_Stated goal_
Do not carry the pictures over; copy every other part of the entries exactly.

_Records for the task_
:::
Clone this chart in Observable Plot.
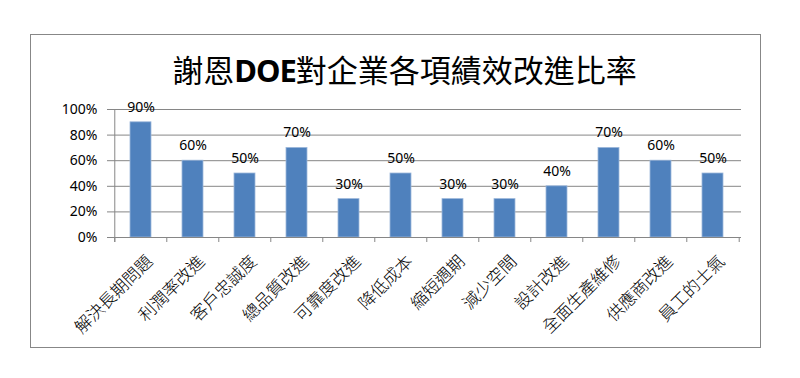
<!DOCTYPE html>
<html>
<head>
<meta charset="utf-8">
<script src="https://cdn.jsdelivr.net/npm/d3@7"></script>
<script src="https://cdn.jsdelivr.net/npm/@observablehq/plot@0.6"></script>
<style>
  html, body { margin: 0; padding: 0; background: #fff; }
  #wrap { position: relative; width: 800px; height: 378px; overflow: hidden; background: #fff; }
  #border { position: absolute; left: 30px; top: 34px; width: 729px; height: 312px; border: 1px solid #878787; pointer-events: none; }
  #title { position: absolute; left: 0; top: 53px; width: 809px; text-align: center; font-family: "Noto Sans CJK TC", sans-serif; font-size: 31px; line-height: 31px; font-weight: 400; color: #000; }
  #title b { font-family: "Noto Sans", sans-serif; font-weight: 700; letter-spacing: -1px; }
  #chart { position: absolute; left: 0; top: 0; }
</style>
</head>
<body>
<div id="wrap">
  <div id="chart"></div>
  <div id="border"></div>
  <div id="title">謝恩<b>DOE</b>對企業各項績效改進比率</div>
</div>
<script>
const categories = ["解決長期問題", "利潤率改進", "客戶忠誠度", "總品質改進", "可靠度改進", "降低成本", "縮短週期", "減少空間", "設計改進", "全面生產維修", "供應商改進", "員工的士氣"];
const values = [0.9, 0.6, 0.5, 0.7, 0.3, 0.5, 0.3, 0.3, 0.4, 0.7, 0.6, 0.5];
const yTicks = [0, 0.2, 0.4, 0.6, 0.8, 1.0];

const data = categories.map((c, i) => ({category: c, value: values[i]}));
const pct = d3.format(".0%");

const W = 800, H = 378;
const mL = 112, mR = 59, mT = 109, mB = 141;
const step = (W - mL - mR) / categories.length;
const grey = "#868686";

const chart = Plot.plot({
  width: W,
  height: H,
  marginLeft: mL,
  marginRight: mR,
  marginTop: mT,
  marginBottom: mB,
  style: {background: "transparent", fontFamily: "'Noto Sans', sans-serif", color: "#000"},
  x: {type: "band", domain: categories, paddingInner: 0.6, paddingOuter: 0.3, axis: null, label: null},
  y: {domain: [0, 1], axis: null, label: null},
  marks: [
    Plot.ruleY(yTicks.slice(1), {stroke: grey, strokeWidth: 1}),
    Plot.barY(data, {x: "category", y: "value", fill: "#4F81BD", stroke: "#9DB8DB", strokeWidth: 0.8}),
    Plot.ruleY([0], {stroke: grey, strokeWidth: 1}),
    // category boundary ticks
    Plot.ruleX(categories, {x: d => d, dx: -step / 2, y1: () => 0, y2: () => 0, insetBottom: -5, stroke: grey}),
    Plot.ruleX(categories.slice(-1), {x: d => d, dx: step / 2, y1: () => 0, y2: () => 0, insetBottom: -5, stroke: grey}),
    // y axis line
    Plot.ruleX(categories.slice(0, 1), {x: d => d, dx: -step / 2, y1: () => 0, y2: () => 1, insetTop: 5, stroke: grey}),
    Plot.axisY({ticks: yTicks, tickFormat: pct, tickSize: 5, tickPadding: 10, stroke: grey, fontSize: 14, fill: "#000", label: null}),
    Plot.text(data, {x: "category", y: "value", text: d => pct(d.value), dy: -15, fontSize: 14, fill: "#000"}),
    Plot.text(categories, {x: d => d, frameAnchor: "bottom", rotate: -45, textAnchor: "end", lineAnchor: "middle", dx: 9, dy: 21, fontSize: 17, fontFamily: "'Noto Sans CJK TC', sans-serif", fontWeight: 300, fill: "#000"})
  ]
});
document.getElementById("chart").appendChild(chart);
</script>
</body>
</html>
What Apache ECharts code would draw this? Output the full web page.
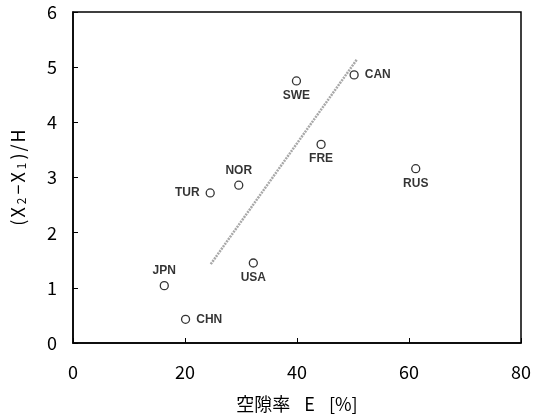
<!DOCTYPE html>
<html><head><meta charset="utf-8">
<script src="https://cdn.jsdelivr.net/npm/echarts@6/dist/echarts.min.js"></script>
<style>html,body{margin:0;padding:0;background:#fff}#c{width:537px;height:419px}</style>
</head><body><div id="c"></div>
<script>
var countries = ['TUR','NOR','SWE','CAN','FRE','RUS','JPN','CHN','USA'];
var voidRatio = [24.5, 29.6, 39.9, 50.2, 44.3, 61.2, 16.3, 20.1, 32.2];
var ratioXH = [2.72, 2.86, 4.75, 4.86, 3.60, 3.16, 1.04, 0.43, 1.45];
var labelPos = ['left','top','bottom','right','bottom','bottom','top','right','bottom'];
var trendX = [24.6, 50.7];
var trendY = [1.43, 5.14];
var xTicks = [0, 20, 40, 60, 80];
var yTicks = [0, 1, 2, 3, 4, 5, 6];

var pts = countries.map(function(c, i){
  return {value:[voidRatio[i], ratioXH[i]], name:c,
    label:{position:labelPos[i], distance: labelPos[i]==='left'||labelPos[i]==='right'?6:4}};
});
var trend = trendX.map(function(x,i){return [x, trendY[i]];});
var font = 'Noto Sans CJK JP';
var chart = echarts.init(document.getElementById('c'));
chart.setOption({
  animation:false,
  grid:{left:73,right:16,top:12,bottom:76,show:true,borderColor:'#000',borderWidth:1.5},
  xAxis:{type:'value',min:0,max:80,interval:20,
    axisLine:{show:true,lineStyle:{color:'#000',width:1.5}},
    axisTick:{show:true,inside:true,length:5,lineStyle:{color:'#000'}},
    axisLabel:{color:'#000',fontSize:18,fontFamily:font,margin:20,
      formatter:function(v){return xTicks.indexOf(v)>=0?String(v):'';}},
    splitLine:{show:false},
    name:'{c|空隙率}{e|E}{p|[%]}',nameLocation:'middle',nameGap:52,
    nameTextStyle:{color:'#000',fontSize:18,fontFamily:font,
      rich:{c:{fontSize:18,fontFamily:font,color:'#000'},
            e:{fontSize:18,fontFamily:font,color:'#000',padding:[0,14,0,14]},
            p:{fontSize:18,fontFamily:font,color:'#000'}}}},
  yAxis:{type:'value',min:0,max:6,interval:1,
    axisLine:{show:true,lineStyle:{color:'#000',width:1.5}},
    axisTick:{show:true,inside:true,length:5,lineStyle:{color:'#000'}},
    axisLabel:{color:'#000',fontSize:18,fontFamily:font,margin:16,
      formatter:function(v){return yTicks.indexOf(v)>=0?String(v):'';}},
    splitLine:{show:false},
    name:'{a|(}{a|X}{s|2}{a|−}{a|X}{s|1}{a|)}{a|/}{a|H}',nameLocation:'middle',nameGap:46,nameRotate:90,
    nameTextStyle:{color:'#000',fontFamily:font,
      rich:{a:{fontSize:18,fontFamily:font,color:'#000',padding:[0,1,0,1]},
            s:{fontSize:12,fontFamily:font,color:'#000',verticalAlign:'bottom',padding:[4,2,0,2]}}}},
  series:[
    {type:'line',data:trend,symbol:'none',silent:true,
      lineStyle:{color:'#a8a8a8',width:2.5,type:[2,1]}},
    {type:'scatter',data:pts,symbol:'circle',symbolSize:8,
      itemStyle:{color:'#fff',borderColor:'#000',borderWidth:1.3},
      label:{show:true,formatter:'{b}',color:'#000',fontSize:12,fontWeight:'bold',fontFamily:'Liberation Sans'}}
  ]
});
</script></body></html>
:::
_Problem solution_
Clone this chart in Observable Plot.
<!DOCTYPE html>
<html>
<head>
<meta charset="utf-8">
<script src="https://cdn.jsdelivr.net/npm/d3@7"></script>
<script src="https://cdn.jsdelivr.net/npm/@observablehq/plot@0.6"></script>
<style>
  html, body { margin: 0; padding: 0; background: #fff; }
  #wrap { position: relative; width: 800px; height: 378px; overflow: hidden; background: #fff; }
  #border { position: absolute; left: 30px; top: 34px; width: 729px; height: 312px; border: 1px solid #878787; pointer-events: none; }
  #title { position: absolute; left: 0; top: 53px; width: 809px; text-align: center; font-family: "Noto Sans CJK TC", sans-serif; font-size: 31px; line-height: 31px; font-weight: 400; color: #000; }
  #title b { font-family: "Noto Sans", sans-serif; font-weight: 700; letter-spacing: -1px; }
  #chart { position: absolute; left: 0; top: 0; }
</style>
</head>
<body>
<div id="wrap">
  <div id="chart"></div>
  <div id="border"></div>
  <div id="title">謝恩<b>DOE</b>對企業各項績效改進比率</div>
</div>
<script>
const categories = ["解決長期問題", "利潤率改進", "客戶忠誠度", "總品質改進", "可靠度改進", "降低成本", "縮短週期", "減少空間", "設計改進", "全面生產維修", "供應商改進", "員工的士氣"];
const values = [0.9, 0.6, 0.5, 0.7, 0.3, 0.5, 0.3, 0.3, 0.4, 0.7, 0.6, 0.5];
const yTicks = [0, 0.2, 0.4, 0.6, 0.8, 1.0];

const data = categories.map((c, i) => ({category: c, value: values[i]}));
const pct = d3.format(".0%");

const W = 800, H = 378;
const mL = 112, mR = 59, mT = 109, mB = 141;
const step = (W - mL - mR) / categories.length;
const grey = "#868686";

const chart = Plot.plot({
  width: W,
  height: H,
  marginLeft: mL,
  marginRight: mR,
  marginTop: mT,
  marginBottom: mB,
  style: {background: "transparent", fontFamily: "'Noto Sans', sans-serif", color: "#000"},
  x: {type: "band", domain: categories, paddingInner: 0.6, paddingOuter: 0.3, axis: null, label: null},
  y: {domain: [0, 1], axis: null, label: null},
  marks: [
    Plot.ruleY(yTicks.slice(1), {stroke: grey, strokeWidth: 1}),
    Plot.barY(data, {x: "category", y: "value", fill: "#4F81BD", stroke: "#9DB8DB", strokeWidth: 0.8}),
    Plot.ruleY([0], {stroke: grey, strokeWidth: 1}),
    // category boundary ticks
    Plot.ruleX(categories, {x: d => d, dx: -step / 2, y1: () => 0, y2: () => 0, insetBottom: -5, stroke: grey}),
    Plot.ruleX(categories.slice(-1), {x: d => d, dx: step / 2, y1: () => 0, y2: () => 0, insetBottom: -5, stroke: grey}),
    // y axis line
    Plot.ruleX(categories.slice(0, 1), {x: d => d, dx: -step / 2, y1: () => 0, y2: () => 1, insetTop: 5, stroke: grey}),
    Plot.axisY({ticks: yTicks, tickFormat: pct, tickSize: 5, tickPadding: 10, stroke: grey, fontSize: 14, fill: "#000", label: null}),
    Plot.text(data, {x: "category", y: "value", text: d => pct(d.value), dy: -15, fontSize: 14, fill: "#000"}),
    Plot.text(categories, {x: d => d, frameAnchor: "bottom", rotate: -45, textAnchor: "end", lineAnchor: "middle", dx: 9, dy: 21, fontSize: 17, fontFamily: "'Noto Sans CJK TC', sans-serif", fontWeight: 300, fill: "#000"})
  ]
});
document.getElementById("chart").appendChild(chart);
</script>
</body>
</html>
What Apache ECharts code would draw this? Output the full web page.
<!DOCTYPE html>
<html><head><meta charset="utf-8">
<script src="https://cdn.jsdelivr.net/npm/echarts@6/dist/echarts.min.js"></script>
<style>html,body{margin:0;padding:0;background:#fff}#c{width:537px;height:419px}</style>
</head><body><div id="c"></div>
<script>
var countries = ['TUR','NOR','SWE','CAN','FRE','RUS','JPN','CHN','USA'];
var voidRatio = [24.5, 29.6, 39.9, 50.2, 44.3, 61.2, 16.3, 20.1, 32.2];
var ratioXH = [2.72, 2.86, 4.75, 4.86, 3.60, 3.16, 1.04, 0.43, 1.45];
var labelPos = ['left','top','bottom','right','bottom','bottom','top','right','bottom'];
var trendX = [24.6, 50.7];
var trendY = [1.43, 5.14];
var xTicks = [0, 20, 40, 60, 80];
var yTicks = [0, 1, 2, 3, 4, 5, 6];

var pts = countries.map(function(c, i){
  return {value:[voidRatio[i], ratioXH[i]], name:c,
    label:{position:labelPos[i], distance: labelPos[i]==='left'||labelPos[i]==='right'?6:4}};
});
var trend = trendX.map(function(x,i){return [x, trendY[i]];});
var font = 'Noto Sans CJK JP';
var chart = echarts.init(document.getElementById('c'));
chart.setOption({
  animation:false,
  grid:{left:73,right:16,top:12,bottom:76,show:true,borderColor:'#000',borderWidth:1.5},
  xAxis:{type:'value',min:0,max:80,interval:20,
    axisLine:{show:true,lineStyle:{color:'#000',width:1.5}},
    axisTick:{show:true,inside:true,length:5,lineStyle:{color:'#000'}},
    axisLabel:{color:'#000',fontSize:18,fontFamily:font,margin:20,
      formatter:function(v){return xTicks.indexOf(v)>=0?String(v):'';}},
    splitLine:{show:false},
    name:'{c|空隙率}{e|E}{p|[%]}',nameLocation:'middle',nameGap:52,
    nameTextStyle:{color:'#000',fontSize:18,fontFamily:font,
      rich:{c:{fontSize:18,fontFamily:font,color:'#000'},
            e:{fontSize:18,fontFamily:font,color:'#000',padding:[0,14,0,14]},
            p:{fontSize:18,fontFamily:font,color:'#000'}}}},
  yAxis:{type:'value',min:0,max:6,interval:1,
    axisLine:{show:true,lineStyle:{color:'#000',width:1.5}},
    axisTick:{show:true,inside:true,length:5,lineStyle:{color:'#000'}},
    axisLabel:{color:'#000',fontSize:18,fontFamily:font,margin:16,
      formatter:function(v){return yTicks.indexOf(v)>=0?String(v):'';}},
    splitLine:{show:false},
    name:'{a|(}{a|X}{s|2}{a|−}{a|X}{s|1}{a|)}{a|/}{a|H}',nameLocation:'middle',nameGap:46,nameRotate:90,
    nameTextStyle:{color:'#000',fontFamily:font,
      rich:{a:{fontSize:18,fontFamily:font,color:'#000',padding:[0,1,0,1]},
            s:{fontSize:12,fontFamily:font,color:'#000',verticalAlign:'bottom',padding:[4,2,0,2]}}}},
  series:[
    {type:'line',data:trend,symbol:'none',silent:true,
      lineStyle:{color:'#a8a8a8',width:2.5,type:[2,1]}},
    {type:'scatter',data:pts,symbol:'circle',symbolSize:8,
      itemStyle:{color:'#fff',borderColor:'#000',borderWidth:1.3},
      label:{show:true,formatter:'{b}',color:'#000',fontSize:12,fontWeight:'bold',fontFamily:'Liberation Sans'}}
  ]
});
</script></body></html>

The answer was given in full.